Relatively little is known about protein folding, the process by which a polypeptide chain with a specific sequence of amino acid chains forms the three-dimensional structures — their "native states" — required to become functional. How this process reproducibly achieves the required structure is the subject of intensive study. Even harder is understanding how this is accomplished for knotted proteins, where the chain loops around itself in entanglements of varying complexity; or the even rarer slipknotted proteins, where a loop is bound by another segment of the protein chain, similar to a shoelace bow.
What intrigued the scientists about the protein knots is that the folding process resulting in the formation of knots is intrinsically more difficult than the process producing unknotted proteins. The protein has to avoid not only energetic traps but also topological barriers. If an amino acid chain takes too much time to find its native state or if it is stuck in a misfolded or partially unfolded state, the result may be a useless protein or one that produces harm by causing protein aggregation which is known to cause neurodegenerative disorders.
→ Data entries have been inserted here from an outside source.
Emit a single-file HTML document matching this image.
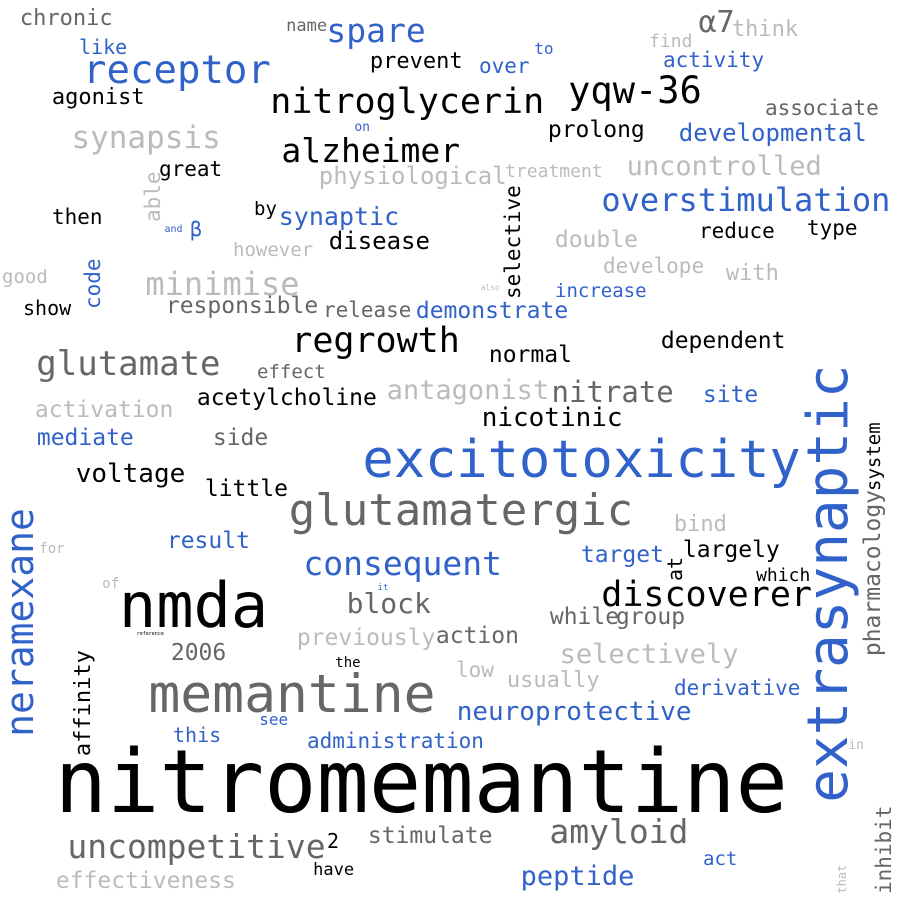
<!DOCTYPE html>
<html><head><meta charset="utf-8"><style>
html,body{margin:0;padding:0;background:#fff;}
svg{display:block;}
text{font-family:"DejaVu Sans Mono","Liberation Mono",monospace;}
</style></head><body>
<svg id="cloud" width="900" height="900" viewBox="0 0 900 900" xmlns="http://www.w3.org/2000/svg">
<rect width="900" height="900" fill="#fff"/>
</svg>
<script>
const words = ["chronic","name","spare","like","receptor","prevent","agonist","nitroglycerin","over","to","yqw-36","find","α7","think","activity","associate","synapsis","on","alzheimer","prolong","developmental","great","physiological","treatment","uncontrolled","able","then","and","β","by","synaptic","however","disease","selective","overstimulation","double","reduce","type","develope","with","also","increase","good","code","minimise","show","responsible","release","demonstrate","regrowth","normal","dependent","glutamate","effect","acetylcholine","antagonist","nitrate","site","activation","nicotinic","mediate","side","excitotoxicity","extrasynaptic","pharmacology","system","voltage","little","glutamatergic","bind","neramexane","for","result","consequent","target","at","largely","which","of","it","nmda","discoverer","block","reference","while","group","previously","action","2006","selectively","the","affinity","memantine","low","usually","derivative","see","this","neuroprotective","administration","in","nitromemantine","uncompetitive","2","stimulate","amyloid","act","have","effectiveness","peptide","that","inhibit"];
const xs = [21,287,328,80,85,371,53,272,480,535,570,650,700,733,664,766,73,355,283,549,680,160,320,506,628,160,53,165,191,255,280,234,330,520,603,556,700,808,604,727,481,556,3,100,147,24,167,324,417,293,490,662,38,258,198,388,553,704,36,483,38,214,365,847,880,880,77,206,291,675,33,40,168,305,582,682,684,757,103,378,122,603,348,137,551,617,298,437,172,561,336,90,151,457,508,675,260,174,458,308,849,59,69,328,369,551,704,314,57,522,846,891];
const ys = [25,31,42,54,83,68,104,113,73,54,103,47,32,36,67,115,148,131,162,137,141,176,184,177,175,221,224,232,236,215,225,256,249,298,211,247,238,235,273,280,290,297,283,308,295,315,313,317,318,352,362,348,375,378,405,399,402,402,417,426,445,445,477,800,655,490,482,496,525,531,735,553,548,575,562,580,557,581,588,590,627,606,613,635,624,624,645,643,660,663,667,755,712,677,687,695,725,742,720,748,749,812,858,848,843,843,865,875,888,885,893,893];
const sizes = [22,17,33,20,39,22,22,35,21,16,37,18,30,22,21,21,31,13,33,23,24,21,24,18,27,21,21,10,20,19,25,19,24,21,32,23,21,21,21,22,8,19,19,21,32,20,23,21,23,35,23,23,34,19,23,27,29,23,23,26,23,23,52,56,23,19,26,23,44,22,38,14,23,33,23,20,23,18,14,9,62,35,28,5,23,23,23,23,23,27,14,22,53,21,22,21,16,20,26,21,13,87,33,20,23,33,19,17,23,27,12,21];
const colorCodes = ["d","d","b","b","b","k","k","k","b","b","k","l","d","l","b","d","l","b","k","k","b","k","l","l","l","l","k","b","b","k","b","l","k","k","b","l","k","k","l","l","l","b","l","b","l","k","d","d","b","k","k","k","d","d","k","l","d","b","l","k","b","d","b","b","d","k","k","k","d","l","b","l","b","b","b","k","k","k","l","b","k","k","d","k","d","d","l","d","d","l","k","k","d","l","l","b","b","b","b","b","l","k","d","k","d","d","b","k","l","b","l","d"];
const palette = {k:"#000000", d:"#666666", l:"#bbbbbb", b:"#3162c9"};
const verticalWords = ["able","selective","code","extrasynaptic","pharmacology","system","neramexane","at","affinity","that","inhibit"];

const svg = document.getElementById('cloud');
const NS = "http://www.w3.org/2000/svg";
for (let i = 0; i < words.length; i++) {
  const t = document.createElementNS(NS, 'text');
  const w = words[i], fs = sizes[i];
  t.textContent = w;
  t.setAttribute('font-size', fs);
  t.setAttribute('fill', palette[colorCodes[i]] || "#000");
  if (verticalWords.indexOf(w) >= 0) {
    t.setAttribute('transform', 'translate(' + xs[i] + ',' + (ys[i] + 0.05 * fs) + ') rotate(-90)');
  } else {
    t.setAttribute('x', xs[i] - 0.05 * fs);
    t.setAttribute('y', ys[i]);
  }
  
  
  svg.appendChild(t);
}
</script>
</body></html>
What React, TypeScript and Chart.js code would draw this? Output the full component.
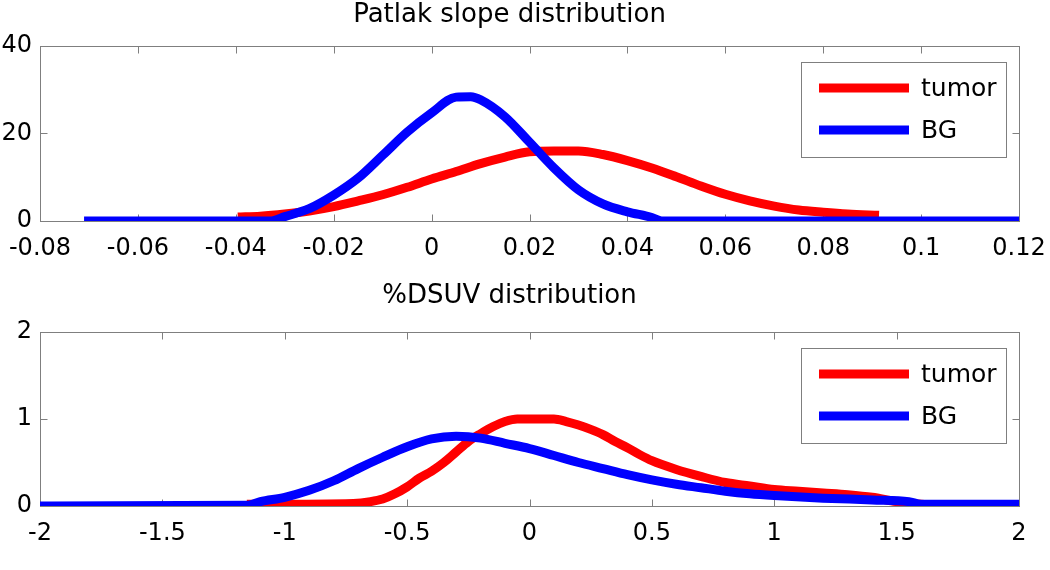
import React, { useEffect, useRef } from "react";
import { Chart, registerables } from "chart.js";

Chart.register(...registerables);

// ---------- data ----------
const patlakTitle = "Patlak slope distribution";
const dsuvTitle = "%DSUV distribution";
const legendLabels = ["tumor", "BG"];

const patlakXTicks = [-0.08, 0.12, 0.02]; // min, max, step
const patlakYTicks = [0, 40, 20];
const dsuvXTicks = [-2, 2, 0.5];
const dsuvYTicks = [0, 2, 1];

const patlakTumorX = [-0.0396, -0.035, -0.03, -0.025, -0.02, -0.015, -0.01, -0.005, 0, 0.005, 0.01, 0.015, 0.02, 0.025, 0.03, 0.035, 0.04, 0.045, 0.05, 0.055, 0.06, 0.065, 0.07, 0.075, 0.08, 0.085, 0.0914];
const patlakTumorY = [0.9, 1.1, 1.6, 2.3, 3.3, 4.6, 6.0, 7.7, 9.6, 11.3, 13.1, 14.6, 15.8, 16.0, 16.0, 15.2, 13.8, 12.1, 10.1, 8.0, 6.1, 4.6, 3.4, 2.5, 2.0, 1.6, 1.3];

const patlakBgX = [-0.071, -0.033, -0.03, -0.025, -0.02, -0.015, -0.01, -0.005, 0, 0.005, 0.008, 0.01, 0.015, 0.02, 0.025, 0.03, 0.035, 0.04, 0.045, 0.047, 0.12];
const patlakBgY = [0, 0, 1.0, 2.8, 5.9, 9.8, 15.0, 20.3, 24.7, 28.3, 28.4, 27.7, 23.8, 18.0, 12.1, 7.1, 3.9, 2.1, 0.8, 0, 0];

const dsuvTumorX = [-1.155, -0.72, -0.65, -0.6, -0.55, -0.5, -0.45, -0.4, -0.35, -0.3, -0.25, -0.2, -0.15, -0.1, -0.05, 0.1, 0.15, 0.2, 0.25, 0.3, 0.35, 0.4, 0.45, 0.5, 0.6, 0.7, 0.8, 0.9, 1.0, 1.1, 1.2, 1.3, 1.4, 1.5, 1.6, 1.85, 2.0];
const dsuvTumorY = [0.02, 0.03, 0.05, 0.08, 0.14, 0.22, 0.32, 0.4, 0.5, 0.62, 0.74, 0.83, 0.91, 0.97, 1.0, 1.0, 0.97, 0.93, 0.88, 0.82, 0.74, 0.67, 0.59, 0.52, 0.42, 0.34, 0.27, 0.23, 0.19, 0.17, 0.15, 0.13, 0.1, 0.05, 0.02, 0, -0.02];

const dsuvBgX = [-2, -1.15, -1.1, -1.0, -0.9, -0.8, -0.7, -0.6, -0.5, -0.4, -0.3, -0.2, -0.1, 0, 0.1, 0.2, 0.3, 0.4, 0.5, 0.6, 0.7, 0.8, 0.9, 1.0, 1.2, 1.4, 1.55, 1.6, 2.0];
const dsuvBgY = [0, 0.01, 0.05, 0.1, 0.18, 0.29, 0.43, 0.56, 0.68, 0.77, 0.8, 0.78, 0.72, 0.66, 0.58, 0.5, 0.43, 0.36, 0.3, 0.25, 0.21, 0.17, 0.14, 0.12, 0.09, 0.07, 0.05, 0.02, 0.02];

// ---------- styling ----------
const FONT = '"DejaVu Sans", "Liberation Sans", Arial, sans-serif';
const FRAME = "#7f7f7f";
const RED = "#ff0000";
const BLUE = "#0000ff";

const fmt = (decimals: number) => (v: any) => String(Number(Number(v).toFixed(decimals)));

const matlabFrame = {
  id: "matlabFrame",
  beforeDatasetsDraw(chart: any) {
    const { ctx, chartArea: a, scales } = chart;
    ctx.save();
    ctx.strokeStyle = FRAME;
    ctx.lineWidth = 1;
    const L = 7;
    const seg = (x1: number, y1: number, x2: number, y2: number) => {
      ctx.beginPath();
      ctx.moveTo(x1, y1);
      ctx.lineTo(x2, y2);
      ctx.stroke();
    };
    const l = Math.round(a.left) + 0.5;
    const r = Math.round(a.right) + 0.5;
    const t = Math.round(a.top) + 0.5;
    const b = Math.round(a.bottom) + 0.5;
    ctx.strokeRect(l, t, r - l, b - t);
    scales.x.ticks.forEach((tk: any) => {
      const px = Math.round(scales.x.getPixelForValue(tk.value)) + 0.5;
      seg(px, b, px, b - L);
      seg(px, t, px, t + L);
    });
    scales.y.ticks.forEach((tk: any) => {
      const py = Math.round(scales.y.getPixelForValue(tk.value)) + 0.5;
      seg(l, py, l + L, py);
      seg(r, py, r - L, py);
    });
    ctx.restore();
  },
};

const boxLegend = {
  id: "boxLegend",
  afterDatasetsDraw(chart: any, _args: any, opts: any) {
    const { ctx, chartArea: a } = chart;
    const w = 205;
    const h = 95;
    const x0 = Math.round(a.right - 13 - w);
    const y0 = Math.round(a.top + 16);
    ctx.save();
    ctx.fillStyle = "#ffffff";
    ctx.fillRect(x0, y0, w, h);
    ctx.strokeStyle = FRAME;
    ctx.lineWidth = 1;
    ctx.strokeRect(x0 + 0.5, y0 + 0.5, w, h);
    (opts.items || []).forEach((it: any, i: number) => {
      const y = y0 + 26 + i * 42;
      ctx.strokeStyle = it.color;
      ctx.lineWidth = 9;
      ctx.lineCap = "butt";
      ctx.beginPath();
      ctx.moveTo(x0 + 18, y);
      ctx.lineTo(x0 + 108, y);
      ctx.stroke();
      ctx.fillStyle = "#000000";
      ctx.font = `25px ${FONT}`;
      ctx.textBaseline = "middle";
      ctx.textAlign = "left";
      ctx.fillText(it.text, x0 + 120, y + 1);
    });
    ctx.restore();
  },
};

function makeConfig(opts: {
  title: string;
  tumorX: number[];
  tumorY: number[];
  bgX: number[];
  bgY: number[];
  xTicks: number[];
  yTicks: number[];
  xDec: number;
  titlePadTop: number;
  titlePadBottom: number;
  xAxisHeight: number;
}): any {
  const line = (xs: number[], ys: number[], color: string, order: number, label: string) => ({
    label,
    data: xs.map((x, i) => ({ x, y: ys[i] })),
    borderColor: color,
    backgroundColor: color,
    borderWidth: 9,
    pointRadius: 0,
    cubicInterpolationMode: "monotone",
    fill: false,
    borderCapStyle: "butt",
    borderJoinStyle: "round",
    order,
  });
  return {
    type: "line",
    data: {
      datasets: [
        line(opts.tumorX, opts.tumorY, RED, 1, legendLabels[0]),
        line(opts.bgX, opts.bgY, BLUE, 0, legendLabels[1]),
      ],
    },
    options: {
      responsive: false,
      animation: false,
      devicePixelRatio: 1,
      layout: { padding: { left: 0, right: 31, top: 0, bottom: 0 } },
      plugins: {
        legend: { display: false },
        tooltip: { enabled: false },
        title: {
          display: true,
          text: opts.title,
          color: "#000000",
          font: { family: FONT, size: 26, weight: "normal", lineHeight: 1.15 },
          padding: { top: opts.titlePadTop, bottom: opts.titlePadBottom },
        },
        boxLegend: {
          items: [
            { text: legendLabels[0], color: RED },
            { text: legendLabels[1], color: BLUE },
          ],
        },
      },
      scales: {
        x: {
          type: "linear",
          min: opts.xTicks[0],
          max: opts.xTicks[1],
          grid: { display: false, drawTicks: false, tickLength: 0 },
          border: { display: false },
          ticks: {
            stepSize: opts.xTicks[2],
            color: "#000000",
            font: { family: FONT, size: 24 },
            padding: 13,
            maxRotation: 0,
            autoSkip: false,
            callback: fmt(opts.xDec),
          },
          afterFit: (s: any) => {
            s.height = opts.xAxisHeight;
            s.paddingLeft = 0;
            s.paddingRight = 0;
          },
        },
        y: {
          type: "linear",
          min: opts.yTicks[0],
          max: opts.yTicks[1],
          grid: { display: false, drawTicks: false, tickLength: 0 },
          border: { display: false },
          ticks: {
            stepSize: opts.yTicks[2],
            color: "#000000",
            font: { family: FONT, size: 24 },
            padding: 8,
            callback: fmt(0),
          },
          afterFit: (s: any) => {
            s.width = 40;
          },
        },
      },
    },
    plugins: [matlabFrame, boxLegend],
  };
}

function ChartCanvas(props: { config: any; top: number; height: number }) {
  const ref = useRef<HTMLCanvasElement | null>(null);
  useEffect(() => {
    if (!ref.current) return;
    const chart = new Chart(ref.current, props.config);
    return () => chart.destroy();
  }, []);
  return (
    <canvas
      ref={ref}
      width={1050}
      height={props.height}
      style={{ position: "absolute", left: 0, top: props.top, width: 1050, height: props.height }}
    />
  );
}

export default function App() {
  const topCfg = makeConfig({
    title: patlakTitle,
    tumorX: patlakTumorX,
    tumorY: patlakTumorY,
    bgX: patlakBgX,
    bgY: patlakBgY,
    xTicks: patlakXTicks,
    yTicks: patlakYTicks,
    xDec: 2,
    titlePadTop: 0,
    titlePadBottom: 16,
    xAxisHeight: 59,
  });
  const botCfg = makeConfig({
    title: dsuvTitle,
    tumorX: dsuvTumorX,
    tumorY: dsuvTumorY,
    bgX: dsuvBgX,
    bgY: dsuvBgY,
    xTicks: dsuvXTicks,
    yTicks: dsuvYTicks,
    xDec: 1,
    titlePadTop: 1,
    titlePadBottom: 21,
    xAxisHeight: 64,
  });
  return (
    <div style={{ position: "absolute", left: 0, top: 0, width: 1050, height: 570, background: "#ffffff", overflow: "hidden" }}>
      <ChartCanvas config={topCfg} top={0} height={280} />
      <ChartCanvas config={botCfg} top={280} height={290} />
    </div>
  );
}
"From an evolutionary point of view, knotting might seem unlikely to occur but, in fact, it does occur," said Millett, who, along with co-first authors Joanna Sulkowska from UC San Diego and Eric J. Rawdon from the University of Saint Thomas and with Jose N. Onuchic from Rice University and Andrzej Stasiak from the University of Lausanne, examined, analyzed, and classified 74,223 protein structures submitted to the Protein Data Bank for the location and formation of knots. Millett worked on the development of the mathematical theory and the computer implementation needed to identify the location and type of knots in the proteins studied in the paper.
What they found was that protein knots and slipknots, instead of being discarded through the process of evolution, are often strongly conserved. This suggests that, despite their reduced efficiency of folding, the knots are somehow advantageous and important to the function of the protein.
Additionally, the researchers found that the location of these knots and slipknots is highly conserved, marked by points of flexibility — "hinges" — in the chain that may have properties necessary for more efficient folding.
Knots and slipknots could contribute to the stability of the protein, as shown by the similar slipknot loops observed in several families of proteins that form transmembrane channels — the ducts through membranes of a cell, that allow certain materials to pass through. The slipknot, according to the authors, seems to strap together several transmembrane structures giving stability and forming the channel needed to allow passage through cell membranes.
The researchers will continue their study of the little-understood process of protein folding and knotting, said Millett.
"These knots may help to identify features that turn out to be important, and aspects of the structure that are more generalizable. We need to clearly understand how these things come to be, what are the implications of their structure, and how might one be able to somehow guide them," said Millett.